__Aim of the task__
Give every line of the data again, unchanged, but with no pictures.

__Information supplied__
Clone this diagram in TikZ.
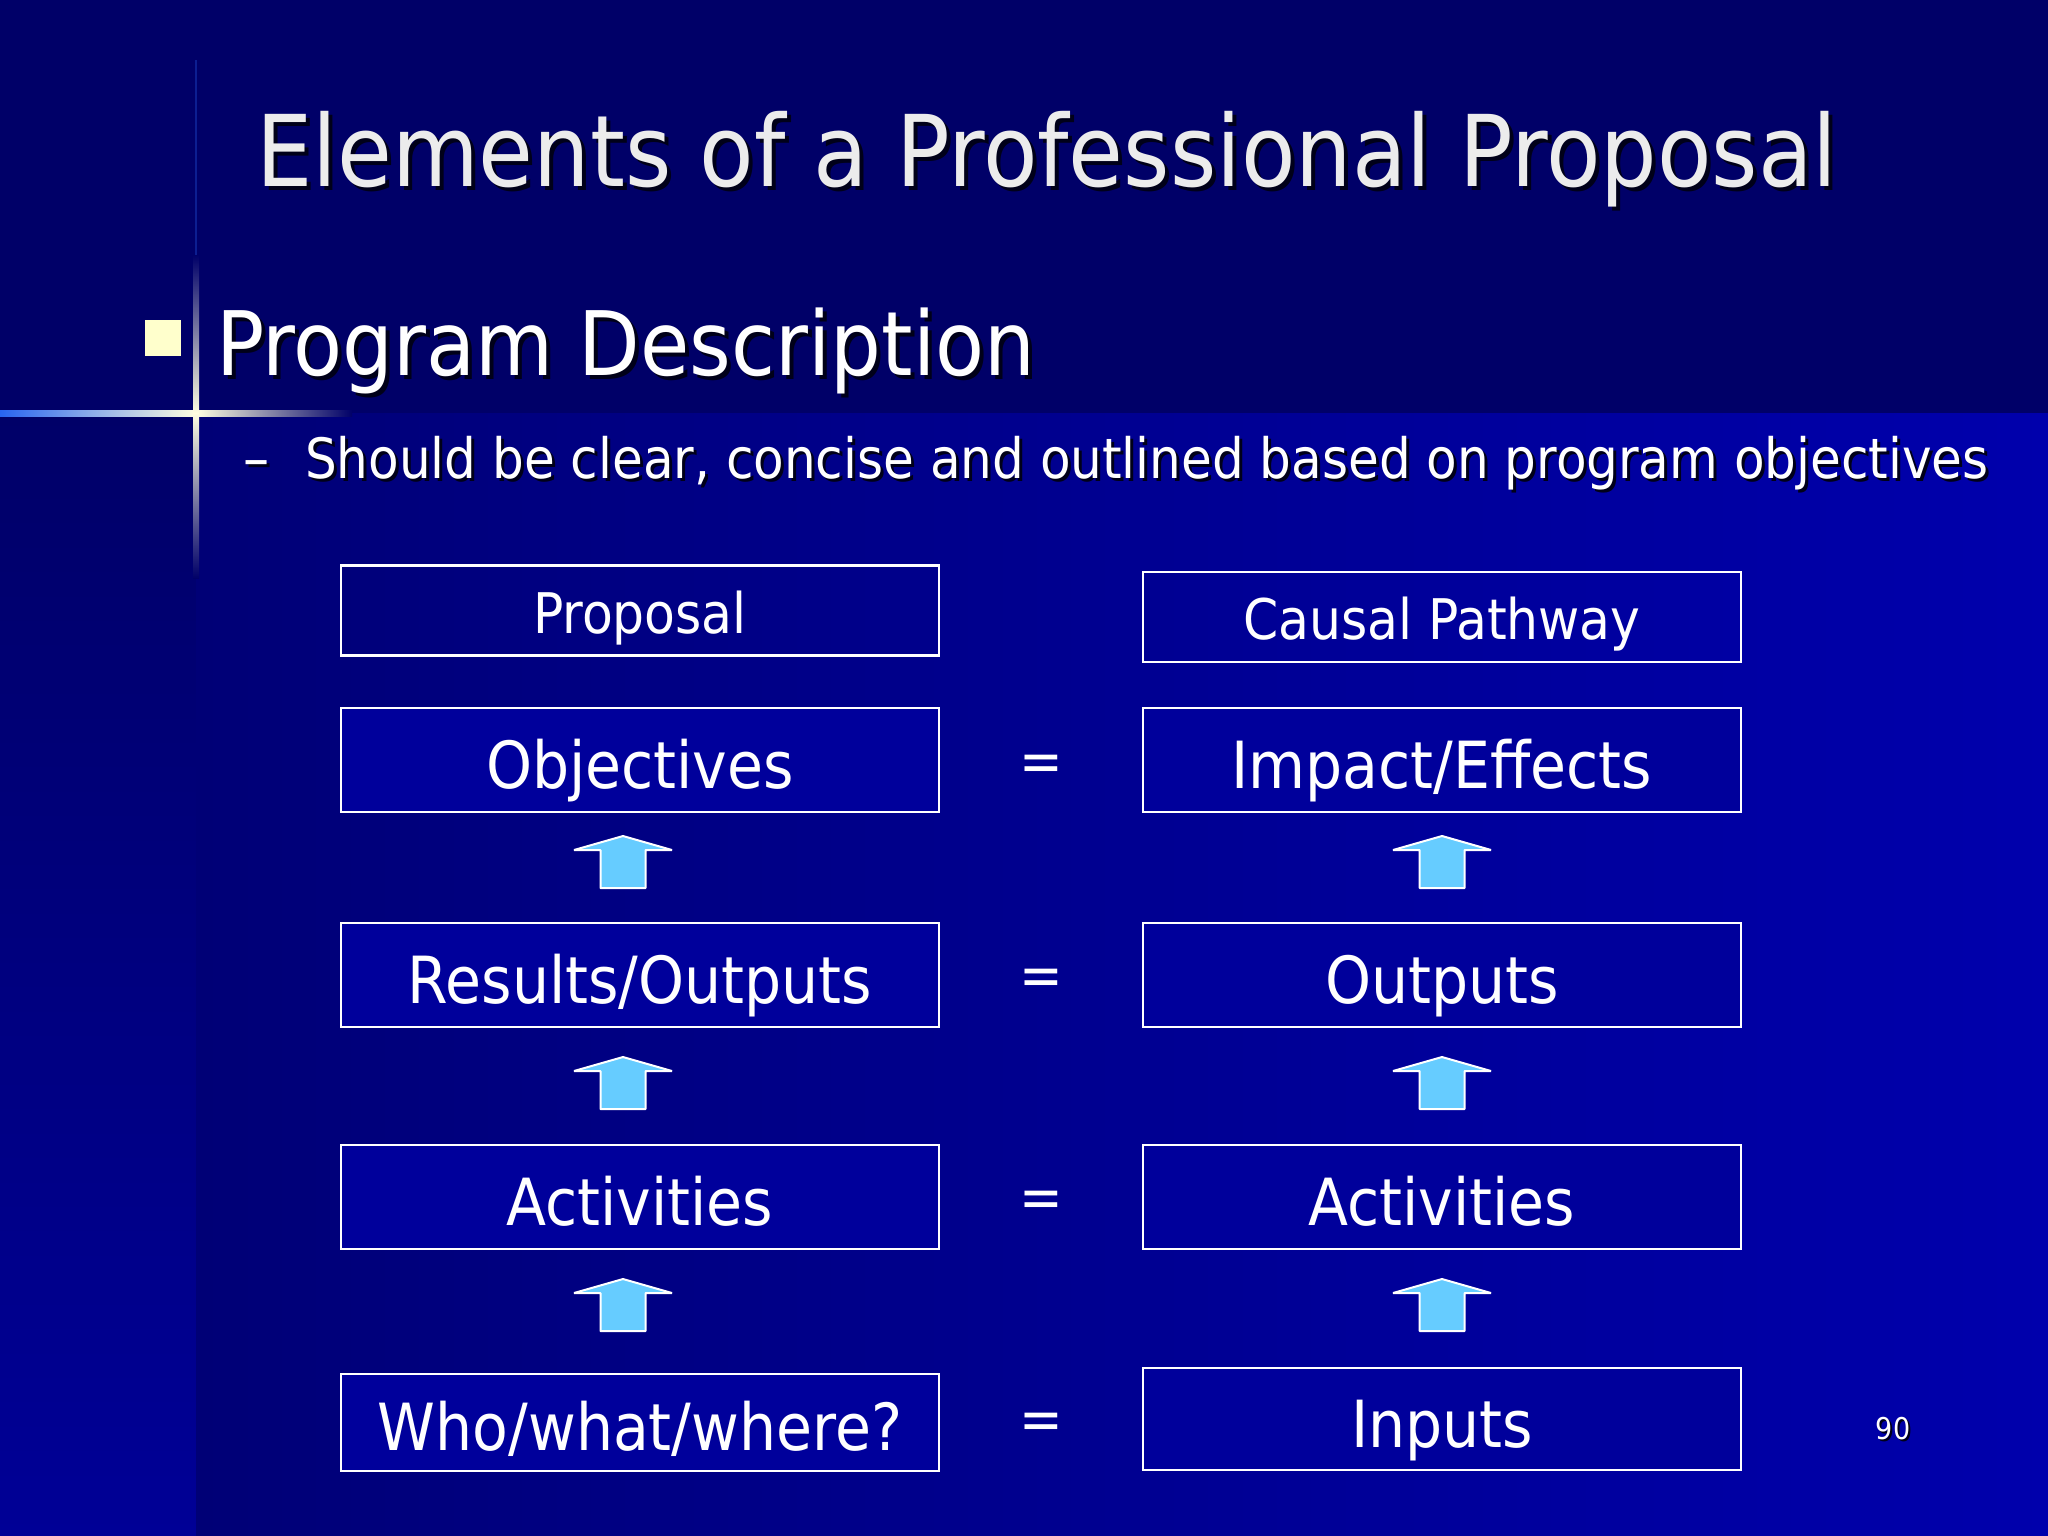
\documentclass[tikz,border=0pt]{standalone}
\usepackage{fontspec}
\setmainfont{DejaVu Sans Condensed}
\usetikzlibrary{calc}
\definecolor{navy}{RGB}{0,0,104}
\definecolor{panelR}{RGB}{0,0,172}
\definecolor{panelL}{RGB}{0,0,118}
\definecolor{stripB}{RGB}{0,0,150}
\definecolor{boxfill}{RGB}{0,0,155}
\definecolor{arrfill}{RGB}{102,204,255}
\definecolor{titlegray}{RGB}{236,236,236}
\definecolor{glowblue}{RGB}{40,100,240}
\definecolor{glowcore}{RGB}{255,255,225}
\definecolor{shadowc}{RGB}{0,0,25}
\definecolor{bulletc}{RGB}{255,255,204}
\newcommand{\fs}[1]{\fontsize{#1}{#1}\selectfont}
\newcommand{\blockarrow}[2]{%
  \draw[uparr,shift={(#1,#2)}] (0,0) -- (49,14) -- (22.5,14) -- (22.5,52) -- (-22.5,52) -- (-22.5,14) -- (-49,14) -- cycle;}
\begin{document}
\begin{tikzpicture}[x=1pt,y=-1pt,
  hdr/.style={draw=white,line width=2.5pt,minimum width=598pt,minimum height=90pt,inner sep=0pt,text=white,font=\fs{56},text height=45pt,text depth=0pt},
  item/.style={hdr,fill=boxfill,minimum height=104pt,font=\fs{65},text height=56pt},
  eqsign/.style={text=white,font=\fs{58},inner sep=0pt},
  uparr/.style={fill=arrfill,draw=white,line width=2pt,line join=bevel},
  plain/.style={inner sep=0pt},
]
\useasboundingbox (0,0) rectangle (2048,1536);
% background
\fill[navy] (0,0) rectangle (2048,1536);
\shade[top color=navy,bottom color=stripB] (0,413) rectangle (196,1536);
\shade[left color=panelL,right color=panelR] (196,413) rectangle (2048,1536);
% glow lines
\draw[glowblue!30!navy,line width=1.2pt] (196,60) -- (196,413);
\shade[left color=glowblue,middle color=glowblue!60!white,right color=glowcore] (0,410) rectangle (196,416);
\shade[left color=glowcore,middle color=glowblue,right color=navy] (196,410) rectangle (352,416);
\shade[top color=navy,middle color=glowblue,bottom color=glowcore] (193,255) rectangle (199,413);
\shade[top color=glowcore,middle color=glowblue,bottom color=navy] (193,413) rectangle (199,578);
% title
\node[plain,anchor=base,text=shadowc,font=\fs{99}] (titleS) at (1051,190) {Elements of a Professional Proposal};
\node[plain,anchor=base,text=titlegray,font=\fs{99}] (title) at (1047,186) {Elements of a Professional Proposal};
% bullet
\node[plain,fill=bulletc,minimum size=36pt] (bullet) at (163,338) {};
\node[plain,anchor=base west,text=shadowc,font=\fs{89}] (progS) at (220,379) {Program Description};
\node[plain,anchor=base west,text=white,font=\fs{89}] (prog) at (216,375) {Program Description};
\node[plain,anchor=base,text=shadowc,font=\fs{58}] (dashS) at (260,481) {–};
\node[plain,anchor=base,text=white,font=\fs{58}] (dash) at (257,478) {–};
\node[plain,anchor=base west,text=shadowc,font=\fs{55.6}] (subS) at (308,481) {Should be clear, concise and outlined based on program objectives};
\node[plain,anchor=base west,text=white,font=\fs{55.6}] (sub) at (305,478) {Should be clear, concise and outlined based on program objectives};
% boxes
\node[hdr] (prop) at (640,610.5) {Proposal};
\node[hdr] (causal) at (1442,617) {Causal Pathway};
\node[item] (obj) at (640,760) {Objectives};
\node[item] (imp) at (1442,760) {Impact/Effects};
\node[item] (res) at (640,975) {Results/Outputs};
\node[item] (out) at (1442,975) {Outputs};
\node[item] (actL) at (640,1197) {Activities};
\node[item] (actR) at (1442,1197) {Activities};
\node[item,minimum height=97pt] (who) at (640,1422.5) {Who/what/where?};
\node[item,minimum height=102pt] (inp) at (1442,1419) {Inputs};
% equals
\node[eqsign] (eq1) at (1041,768) {=};
\node[eqsign] (eq2) at (1041,982) {=};
\node[eqsign] (eq3) at (1041,1204) {=};
\node[eqsign] (eq4) at (1041,1426) {=};
% arrows
\blockarrow{623}{836}
\blockarrow{623}{1057}
\blockarrow{623}{1279}
\blockarrow{1442}{836}
\blockarrow{1442}{1057}
\blockarrow{1442}{1279}
% page number
\node[plain,anchor=base,text=shadowc,font=\fs{30}] (pgS) at (1895,1441) {90};
\node[plain,anchor=base,text=white,font=\fs{30}] (pg) at (1893,1439) {90};
\end{tikzpicture}
\end{document}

__Response to the exercise__
Clone this diagram in TikZ.
\documentclass[tikz,border=0pt]{standalone}
\usepackage{fontspec}
\setmainfont{DejaVu Sans Condensed}
\usetikzlibrary{calc}
\definecolor{navy}{RGB}{0,0,104}
\definecolor{panelR}{RGB}{0,0,172}
\definecolor{panelL}{RGB}{0,0,118}
\definecolor{stripB}{RGB}{0,0,150}
\definecolor{boxfill}{RGB}{0,0,155}
\definecolor{arrfill}{RGB}{102,204,255}
\definecolor{titlegray}{RGB}{236,236,236}
\definecolor{glowblue}{RGB}{40,100,240}
\definecolor{glowcore}{RGB}{255,255,225}
\definecolor{shadowc}{RGB}{0,0,25}
\definecolor{bulletc}{RGB}{255,255,204}
\newcommand{\fs}[1]{\fontsize{#1}{#1}\selectfont}
\newcommand{\blockarrow}[2]{%
  \draw[uparr,shift={(#1,#2)}] (0,0) -- (49,14) -- (22.5,14) -- (22.5,52) -- (-22.5,52) -- (-22.5,14) -- (-49,14) -- cycle;}
\begin{document}
\begin{tikzpicture}[x=1pt,y=-1pt,
  hdr/.style={draw=white,line width=2.5pt,minimum width=598pt,minimum height=90pt,inner sep=0pt,text=white,font=\fs{56},text height=45pt,text depth=0pt},
  item/.style={hdr,fill=boxfill,minimum height=104pt,font=\fs{65},text height=56pt},
  eqsign/.style={text=white,font=\fs{58},inner sep=0pt},
  uparr/.style={fill=arrfill,draw=white,line width=2pt,line join=bevel},
  plain/.style={inner sep=0pt},
]
\useasboundingbox (0,0) rectangle (2048,1536);
% background
\fill[navy] (0,0) rectangle (2048,1536);
\shade[top color=navy,bottom color=stripB] (0,413) rectangle (196,1536);
\shade[left color=panelL,right color=panelR] (196,413) rectangle (2048,1536);
% glow lines
\draw[glowblue!30!navy,line width=1.2pt] (196,60) -- (196,413);
\shade[left color=glowblue,middle color=glowblue!60!white,right color=glowcore] (0,410) rectangle (196,416);
\shade[left color=glowcore,middle color=glowblue,right color=navy] (196,410) rectangle (352,416);
\shade[top color=navy,middle color=glowblue,bottom color=glowcore] (193,255) rectangle (199,413);
\shade[top color=glowcore,middle color=glowblue,bottom color=navy] (193,413) rectangle (199,578);
% title
\node[plain,anchor=base,text=shadowc,font=\fs{99}] (titleS) at (1051,190) {Elements of a Professional Proposal};
\node[plain,anchor=base,text=titlegray,font=\fs{99}] (title) at (1047,186) {Elements of a Professional Proposal};
% bullet
\node[plain,fill=bulletc,minimum size=36pt] (bullet) at (163,338) {};
\node[plain,anchor=base west,text=shadowc,font=\fs{89}] (progS) at (220,379) {Program Description};
\node[plain,anchor=base west,text=white,font=\fs{89}] (prog) at (216,375) {Program Description};
\node[plain,anchor=base,text=shadowc,font=\fs{58}] (dashS) at (260,481) {–};
\node[plain,anchor=base,text=white,font=\fs{58}] (dash) at (257,478) {–};
\node[plain,anchor=base west,text=shadowc,font=\fs{55.6}] (subS) at (308,481) {Should be clear, concise and outlined based on program objectives};
\node[plain,anchor=base west,text=white,font=\fs{55.6}] (sub) at (305,478) {Should be clear, concise and outlined based on program objectives};
% boxes
\node[hdr] (prop) at (640,610.5) {Proposal};
\node[hdr] (causal) at (1442,617) {Causal Pathway};
\node[item] (obj) at (640,760) {Objectives};
\node[item] (imp) at (1442,760) {Impact/Effects};
\node[item] (res) at (640,975) {Results/Outputs};
\node[item] (out) at (1442,975) {Outputs};
\node[item] (actL) at (640,1197) {Activities};
\node[item] (actR) at (1442,1197) {Activities};
\node[item,minimum height=97pt] (who) at (640,1422.5) {Who/what/where?};
\node[item,minimum height=102pt] (inp) at (1442,1419) {Inputs};
% equals
\node[eqsign] (eq1) at (1041,768) {=};
\node[eqsign] (eq2) at (1041,982) {=};
\node[eqsign] (eq3) at (1041,1204) {=};
\node[eqsign] (eq4) at (1041,1426) {=};
% arrows
\blockarrow{623}{836}
\blockarrow{623}{1057}
\blockarrow{623}{1279}
\blockarrow{1442}{836}
\blockarrow{1442}{1057}
\blockarrow{1442}{1279}
% page number
\node[plain,anchor=base,text=shadowc,font=\fs{30}] (pgS) at (1895,1441) {90};
\node[plain,anchor=base,text=white,font=\fs{30}] (pg) at (1893,1439) {90};
\end{tikzpicture}
\end{document}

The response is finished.